If you want to argue lovingly, you must know what your opponent’s big concern is. Then you have to show him or her that your plan, your solution to their big problem, will work better than their solution will. Do you see how love is working in this kind of argument? Instead of simply trying to get my way, I’m laboring to do good to the other person.
A Practice Argument
Let’s consider a hypothetical argument. You’ve been reading the material on this web site. You’ve become convinced that it’s high time to begin taking responsibility for your family’s preparedness for danger or disaster. You have decided that you need to start allocating funds to buy extra food supplies, alternative energy sources, guns, or whatever. But when you begin to talk to your wife about your plans, she ridicules them. She is convinced that the government would never let it get that bad, that there are too many smart people out there to let this kind of disaster ever overtake us. And so you bluster. Or at least you start to. But then you remember that you must love your wife in the way you argue.
Instead of demeaning her view or calling her names, you sit down and ask her to tell you why she has such confidence in the state. What has she read? Ask her to tell you why she thinks your desire to stock away supplies is improper. And then you have to listen. Fear motivates almost everyone at some level. What’s she afraid of, really? You may discover, and for the purposes of this exercise we’ll decided you have discovered that she is afraid to think about losing electricity for weeks or months, or going broke, or facing some other unknown kind of disaster. Perhaps, like many of us, her first instinct is to pretend it won’t happen.
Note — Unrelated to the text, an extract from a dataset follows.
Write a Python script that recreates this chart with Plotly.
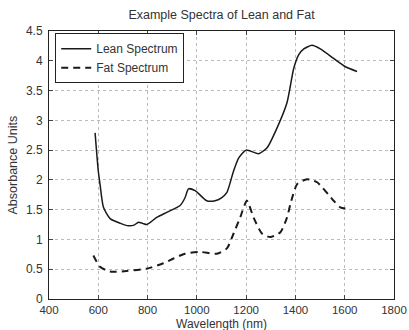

What can you now do to show your wife that your plan will work better to solver her real concern than her plan will. It’s not so hard. Her response involves doing nothing. Yours at least has the advantage of keeping you busy doing something. And besides, even if the disaster you’re expecting never comes, the stocks of food or water can always come in handy when small disorders befall (short term power loss, temporary financial difficulty, etc.) If her big concern is fear, you give comfort. You show her that your preparations will mean that she won’t have to fear what’s coming, at least not as much. Show her that your plans are reasonable responses to the danger we all face. And then hug her.
Everyone wants to be taken seriously. Everyone wants to be loved. When you find yourself in a conflict with another person, set about to do these two things. Listen carefully to their concerns. Then show them how your proposed plan will help solve their big concern better than the plan they’re using. In so doing, you are demonstrating that you have their best interests at heart. You’re showing that you care about their opinions and that you love them. This is how you argue in love. And don’t be surprised if you begin to find your arguments succeeding.